■ Task requirements
Answer with nothing but a number: how many lines include the word "this"?
** START OF Material supplied **
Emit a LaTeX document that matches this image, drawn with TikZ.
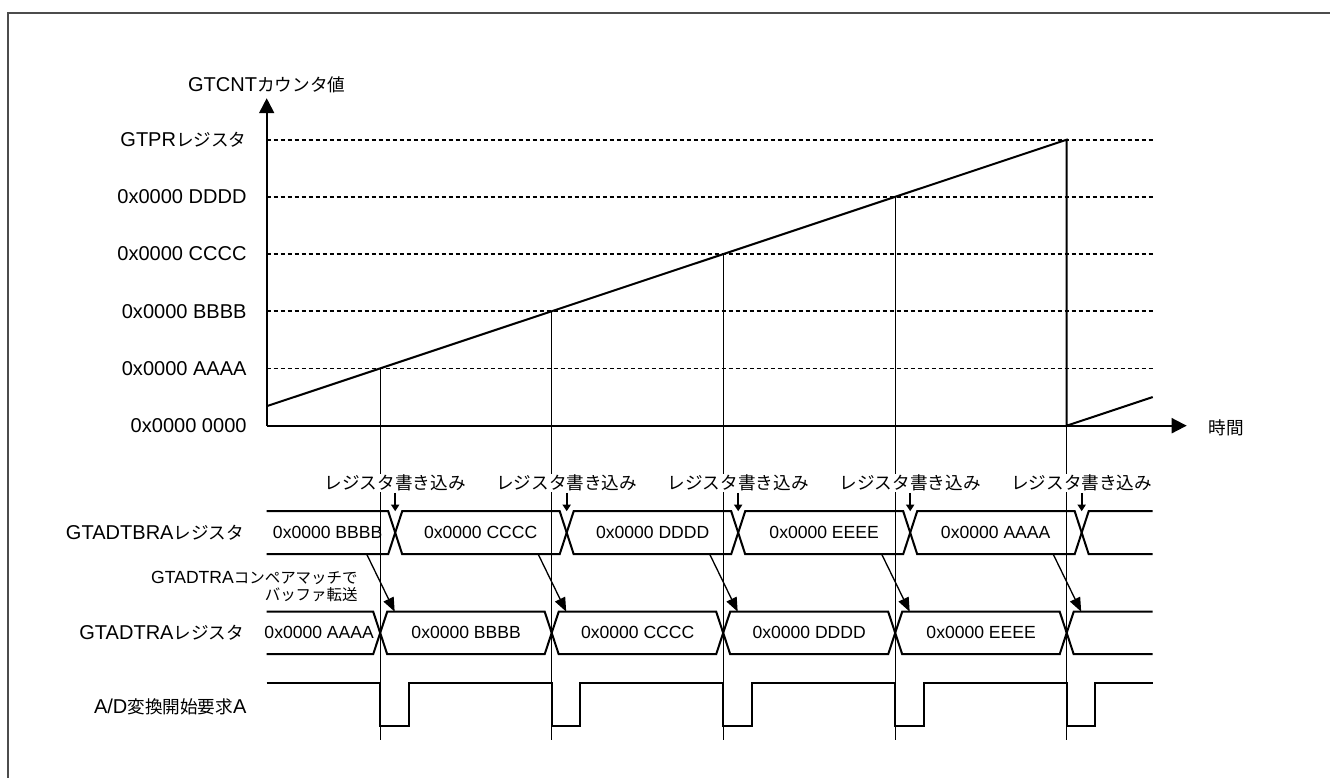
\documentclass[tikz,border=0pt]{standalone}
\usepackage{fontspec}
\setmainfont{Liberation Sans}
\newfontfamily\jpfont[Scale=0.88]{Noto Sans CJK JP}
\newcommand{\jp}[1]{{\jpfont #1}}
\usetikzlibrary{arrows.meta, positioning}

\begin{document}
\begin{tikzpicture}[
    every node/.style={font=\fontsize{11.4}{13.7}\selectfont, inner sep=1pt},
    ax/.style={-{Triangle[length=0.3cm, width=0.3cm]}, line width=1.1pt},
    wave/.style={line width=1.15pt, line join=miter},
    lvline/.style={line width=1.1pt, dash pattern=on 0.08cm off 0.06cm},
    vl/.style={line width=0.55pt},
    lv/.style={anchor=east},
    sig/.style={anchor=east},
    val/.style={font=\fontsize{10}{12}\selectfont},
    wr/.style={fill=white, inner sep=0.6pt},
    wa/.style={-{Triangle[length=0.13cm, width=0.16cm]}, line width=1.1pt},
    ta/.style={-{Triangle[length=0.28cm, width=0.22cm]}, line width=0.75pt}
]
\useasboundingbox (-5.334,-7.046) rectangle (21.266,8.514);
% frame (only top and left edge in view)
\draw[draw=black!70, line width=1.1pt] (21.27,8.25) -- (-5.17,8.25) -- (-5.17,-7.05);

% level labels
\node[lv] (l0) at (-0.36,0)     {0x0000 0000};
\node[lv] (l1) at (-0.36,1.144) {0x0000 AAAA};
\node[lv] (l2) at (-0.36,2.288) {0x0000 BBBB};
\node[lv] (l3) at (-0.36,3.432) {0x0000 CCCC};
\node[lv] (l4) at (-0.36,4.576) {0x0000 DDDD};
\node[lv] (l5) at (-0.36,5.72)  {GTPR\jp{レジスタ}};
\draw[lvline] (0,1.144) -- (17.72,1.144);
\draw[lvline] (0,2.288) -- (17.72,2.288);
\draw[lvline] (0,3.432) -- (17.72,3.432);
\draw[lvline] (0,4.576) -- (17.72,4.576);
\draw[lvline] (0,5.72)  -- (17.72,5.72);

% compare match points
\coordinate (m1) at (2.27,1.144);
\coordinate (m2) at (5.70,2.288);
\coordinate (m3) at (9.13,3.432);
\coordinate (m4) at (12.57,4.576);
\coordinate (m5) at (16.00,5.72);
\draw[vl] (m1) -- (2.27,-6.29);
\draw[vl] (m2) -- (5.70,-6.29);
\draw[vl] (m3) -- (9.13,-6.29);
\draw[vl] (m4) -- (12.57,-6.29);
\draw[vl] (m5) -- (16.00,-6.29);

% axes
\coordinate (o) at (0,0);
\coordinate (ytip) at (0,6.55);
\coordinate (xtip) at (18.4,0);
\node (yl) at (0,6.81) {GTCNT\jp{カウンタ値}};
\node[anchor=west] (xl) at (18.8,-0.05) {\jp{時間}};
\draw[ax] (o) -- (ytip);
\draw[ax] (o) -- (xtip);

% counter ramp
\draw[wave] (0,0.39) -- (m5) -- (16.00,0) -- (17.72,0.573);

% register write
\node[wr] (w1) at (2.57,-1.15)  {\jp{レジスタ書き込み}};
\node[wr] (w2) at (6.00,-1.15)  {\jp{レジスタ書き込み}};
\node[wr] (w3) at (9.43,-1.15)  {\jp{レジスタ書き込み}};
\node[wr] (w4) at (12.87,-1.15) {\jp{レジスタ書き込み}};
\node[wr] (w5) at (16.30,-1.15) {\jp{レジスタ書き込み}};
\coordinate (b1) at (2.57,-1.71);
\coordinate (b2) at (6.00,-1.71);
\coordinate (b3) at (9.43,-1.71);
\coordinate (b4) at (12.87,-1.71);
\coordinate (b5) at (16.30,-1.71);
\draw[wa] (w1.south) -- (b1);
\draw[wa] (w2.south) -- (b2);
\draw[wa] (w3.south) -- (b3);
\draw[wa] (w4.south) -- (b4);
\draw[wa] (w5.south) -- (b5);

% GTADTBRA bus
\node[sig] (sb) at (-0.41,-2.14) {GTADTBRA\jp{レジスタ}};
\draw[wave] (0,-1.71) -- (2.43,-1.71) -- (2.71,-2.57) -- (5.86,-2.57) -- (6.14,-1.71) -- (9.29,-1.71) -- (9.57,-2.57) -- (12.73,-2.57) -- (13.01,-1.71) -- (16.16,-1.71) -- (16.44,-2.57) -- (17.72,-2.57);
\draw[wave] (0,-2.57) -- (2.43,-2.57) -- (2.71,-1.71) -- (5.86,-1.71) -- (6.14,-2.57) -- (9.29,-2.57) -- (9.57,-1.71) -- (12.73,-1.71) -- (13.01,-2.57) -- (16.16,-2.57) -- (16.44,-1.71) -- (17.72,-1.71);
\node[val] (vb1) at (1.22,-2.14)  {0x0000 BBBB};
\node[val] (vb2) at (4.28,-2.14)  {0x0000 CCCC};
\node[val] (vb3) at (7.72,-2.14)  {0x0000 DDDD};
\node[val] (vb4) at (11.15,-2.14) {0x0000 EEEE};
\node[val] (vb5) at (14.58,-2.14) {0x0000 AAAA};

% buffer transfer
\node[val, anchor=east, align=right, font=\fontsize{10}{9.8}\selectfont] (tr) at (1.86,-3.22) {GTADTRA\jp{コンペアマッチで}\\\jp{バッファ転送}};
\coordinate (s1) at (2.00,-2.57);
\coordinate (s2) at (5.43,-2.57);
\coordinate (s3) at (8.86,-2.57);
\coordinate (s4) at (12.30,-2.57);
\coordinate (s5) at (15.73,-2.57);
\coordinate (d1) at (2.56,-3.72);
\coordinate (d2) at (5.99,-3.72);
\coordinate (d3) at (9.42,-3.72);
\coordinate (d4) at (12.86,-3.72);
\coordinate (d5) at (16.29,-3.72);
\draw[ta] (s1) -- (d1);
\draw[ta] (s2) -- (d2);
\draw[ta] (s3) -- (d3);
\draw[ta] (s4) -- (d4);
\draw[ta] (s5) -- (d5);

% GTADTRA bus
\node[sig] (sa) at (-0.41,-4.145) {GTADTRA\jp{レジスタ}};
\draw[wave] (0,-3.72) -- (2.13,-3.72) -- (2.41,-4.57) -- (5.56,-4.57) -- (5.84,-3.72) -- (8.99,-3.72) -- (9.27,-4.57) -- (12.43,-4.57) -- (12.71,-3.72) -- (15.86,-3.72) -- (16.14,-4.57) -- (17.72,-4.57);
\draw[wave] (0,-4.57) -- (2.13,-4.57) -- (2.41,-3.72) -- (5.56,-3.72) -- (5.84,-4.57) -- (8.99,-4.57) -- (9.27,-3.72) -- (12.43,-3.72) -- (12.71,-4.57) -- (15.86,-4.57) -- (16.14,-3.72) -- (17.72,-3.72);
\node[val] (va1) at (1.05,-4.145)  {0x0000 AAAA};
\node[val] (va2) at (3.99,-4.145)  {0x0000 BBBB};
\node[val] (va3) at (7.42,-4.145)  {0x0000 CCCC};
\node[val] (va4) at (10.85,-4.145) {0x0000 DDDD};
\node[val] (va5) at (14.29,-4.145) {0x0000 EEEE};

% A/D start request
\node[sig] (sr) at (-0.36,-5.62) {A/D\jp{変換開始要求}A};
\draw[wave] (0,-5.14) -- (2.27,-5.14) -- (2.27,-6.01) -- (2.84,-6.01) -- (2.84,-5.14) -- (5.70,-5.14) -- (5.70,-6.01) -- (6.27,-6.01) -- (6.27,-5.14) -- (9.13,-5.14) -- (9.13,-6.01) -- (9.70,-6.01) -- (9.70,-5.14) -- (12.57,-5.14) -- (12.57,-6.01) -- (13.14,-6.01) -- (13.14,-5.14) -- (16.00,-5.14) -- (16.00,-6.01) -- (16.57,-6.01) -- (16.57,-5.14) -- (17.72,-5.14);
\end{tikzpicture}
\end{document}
** END OF Material supplied **
** START OF Material supplied **
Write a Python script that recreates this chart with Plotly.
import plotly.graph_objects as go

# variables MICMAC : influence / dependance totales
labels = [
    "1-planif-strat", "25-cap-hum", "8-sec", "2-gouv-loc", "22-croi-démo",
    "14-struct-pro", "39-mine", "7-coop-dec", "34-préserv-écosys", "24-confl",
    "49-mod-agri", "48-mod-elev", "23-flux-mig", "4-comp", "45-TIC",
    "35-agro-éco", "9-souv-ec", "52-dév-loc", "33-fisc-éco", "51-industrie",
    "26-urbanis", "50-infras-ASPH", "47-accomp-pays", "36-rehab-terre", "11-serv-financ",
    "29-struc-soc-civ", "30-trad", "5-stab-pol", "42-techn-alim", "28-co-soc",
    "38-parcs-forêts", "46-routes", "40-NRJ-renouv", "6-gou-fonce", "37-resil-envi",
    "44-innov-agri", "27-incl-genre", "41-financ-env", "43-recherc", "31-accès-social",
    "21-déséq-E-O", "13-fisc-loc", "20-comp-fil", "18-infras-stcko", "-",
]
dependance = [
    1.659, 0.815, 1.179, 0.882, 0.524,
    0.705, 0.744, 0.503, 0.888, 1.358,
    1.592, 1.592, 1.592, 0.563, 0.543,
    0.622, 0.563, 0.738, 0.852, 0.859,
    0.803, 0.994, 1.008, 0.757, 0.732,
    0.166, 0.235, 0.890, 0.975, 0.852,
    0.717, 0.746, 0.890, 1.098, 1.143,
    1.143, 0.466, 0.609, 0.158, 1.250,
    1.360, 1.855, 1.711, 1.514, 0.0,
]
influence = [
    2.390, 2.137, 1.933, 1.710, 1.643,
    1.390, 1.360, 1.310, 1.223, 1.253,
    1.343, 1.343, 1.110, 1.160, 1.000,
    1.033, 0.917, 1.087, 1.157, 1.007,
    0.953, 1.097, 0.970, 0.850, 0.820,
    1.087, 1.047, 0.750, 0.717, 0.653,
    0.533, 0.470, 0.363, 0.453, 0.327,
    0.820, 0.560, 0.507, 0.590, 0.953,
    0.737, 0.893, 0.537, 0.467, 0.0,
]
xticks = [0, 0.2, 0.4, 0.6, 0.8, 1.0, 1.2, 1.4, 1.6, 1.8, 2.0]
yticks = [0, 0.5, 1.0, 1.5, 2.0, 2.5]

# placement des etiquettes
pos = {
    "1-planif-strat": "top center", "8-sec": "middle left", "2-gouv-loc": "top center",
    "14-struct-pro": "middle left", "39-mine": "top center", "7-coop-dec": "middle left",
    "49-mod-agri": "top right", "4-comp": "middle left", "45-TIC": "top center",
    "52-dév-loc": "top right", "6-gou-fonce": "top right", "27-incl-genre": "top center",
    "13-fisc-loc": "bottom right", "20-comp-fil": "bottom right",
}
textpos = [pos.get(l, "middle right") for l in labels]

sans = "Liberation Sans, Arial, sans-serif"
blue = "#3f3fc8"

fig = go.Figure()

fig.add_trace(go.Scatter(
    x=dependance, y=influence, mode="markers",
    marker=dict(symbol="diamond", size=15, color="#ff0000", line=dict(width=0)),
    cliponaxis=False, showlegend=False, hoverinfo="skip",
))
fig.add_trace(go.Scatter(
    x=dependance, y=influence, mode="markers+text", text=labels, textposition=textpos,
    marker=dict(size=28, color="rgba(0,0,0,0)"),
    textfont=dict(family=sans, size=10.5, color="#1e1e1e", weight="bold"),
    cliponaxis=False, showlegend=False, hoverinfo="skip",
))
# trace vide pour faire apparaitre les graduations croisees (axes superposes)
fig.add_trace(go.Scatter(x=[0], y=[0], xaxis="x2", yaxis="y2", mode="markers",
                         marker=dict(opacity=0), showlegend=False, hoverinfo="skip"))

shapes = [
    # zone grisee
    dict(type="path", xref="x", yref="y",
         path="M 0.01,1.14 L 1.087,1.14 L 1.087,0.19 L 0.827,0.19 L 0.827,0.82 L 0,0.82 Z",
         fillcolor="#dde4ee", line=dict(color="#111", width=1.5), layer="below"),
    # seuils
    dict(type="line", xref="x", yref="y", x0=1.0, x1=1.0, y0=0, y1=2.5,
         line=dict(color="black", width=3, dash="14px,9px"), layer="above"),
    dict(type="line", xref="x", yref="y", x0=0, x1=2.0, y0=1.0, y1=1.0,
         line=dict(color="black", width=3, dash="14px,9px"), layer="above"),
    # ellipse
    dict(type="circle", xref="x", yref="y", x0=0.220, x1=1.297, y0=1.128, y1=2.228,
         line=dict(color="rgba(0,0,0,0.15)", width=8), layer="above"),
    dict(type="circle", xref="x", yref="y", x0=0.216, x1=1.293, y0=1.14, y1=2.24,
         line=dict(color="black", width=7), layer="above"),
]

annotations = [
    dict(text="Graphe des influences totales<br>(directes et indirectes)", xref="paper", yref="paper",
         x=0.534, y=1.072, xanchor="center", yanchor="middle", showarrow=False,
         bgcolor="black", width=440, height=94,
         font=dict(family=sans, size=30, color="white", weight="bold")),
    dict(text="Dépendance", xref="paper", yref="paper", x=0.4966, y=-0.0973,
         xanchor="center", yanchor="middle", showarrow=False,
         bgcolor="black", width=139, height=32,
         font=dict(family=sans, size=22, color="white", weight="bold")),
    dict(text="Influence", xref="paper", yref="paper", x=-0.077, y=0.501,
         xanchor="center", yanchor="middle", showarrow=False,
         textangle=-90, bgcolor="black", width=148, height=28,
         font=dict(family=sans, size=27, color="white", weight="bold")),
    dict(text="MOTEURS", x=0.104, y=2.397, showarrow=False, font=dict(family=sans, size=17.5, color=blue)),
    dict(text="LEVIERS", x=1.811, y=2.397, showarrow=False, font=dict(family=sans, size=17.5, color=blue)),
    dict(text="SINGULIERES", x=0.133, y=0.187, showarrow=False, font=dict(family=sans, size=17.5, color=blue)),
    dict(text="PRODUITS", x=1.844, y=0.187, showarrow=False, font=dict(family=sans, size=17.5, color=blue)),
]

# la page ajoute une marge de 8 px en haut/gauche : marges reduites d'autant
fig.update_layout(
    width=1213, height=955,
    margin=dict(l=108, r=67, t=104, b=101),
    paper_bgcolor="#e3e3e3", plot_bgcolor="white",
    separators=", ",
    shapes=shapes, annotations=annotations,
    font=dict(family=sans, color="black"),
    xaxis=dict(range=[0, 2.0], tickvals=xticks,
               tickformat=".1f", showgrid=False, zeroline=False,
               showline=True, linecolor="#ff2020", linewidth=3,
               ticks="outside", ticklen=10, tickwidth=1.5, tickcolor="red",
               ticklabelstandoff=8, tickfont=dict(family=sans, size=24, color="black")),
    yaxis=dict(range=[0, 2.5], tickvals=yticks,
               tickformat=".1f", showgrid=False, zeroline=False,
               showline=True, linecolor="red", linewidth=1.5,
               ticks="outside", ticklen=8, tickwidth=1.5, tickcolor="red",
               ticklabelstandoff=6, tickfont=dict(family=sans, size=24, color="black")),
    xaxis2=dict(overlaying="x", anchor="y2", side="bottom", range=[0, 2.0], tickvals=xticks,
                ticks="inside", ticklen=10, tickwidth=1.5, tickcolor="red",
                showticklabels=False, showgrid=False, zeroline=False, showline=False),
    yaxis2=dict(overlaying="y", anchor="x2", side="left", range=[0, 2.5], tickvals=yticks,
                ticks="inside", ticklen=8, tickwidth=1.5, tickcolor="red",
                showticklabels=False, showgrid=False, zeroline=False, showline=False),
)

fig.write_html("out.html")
** END OF Material supplied **
■ Written response
2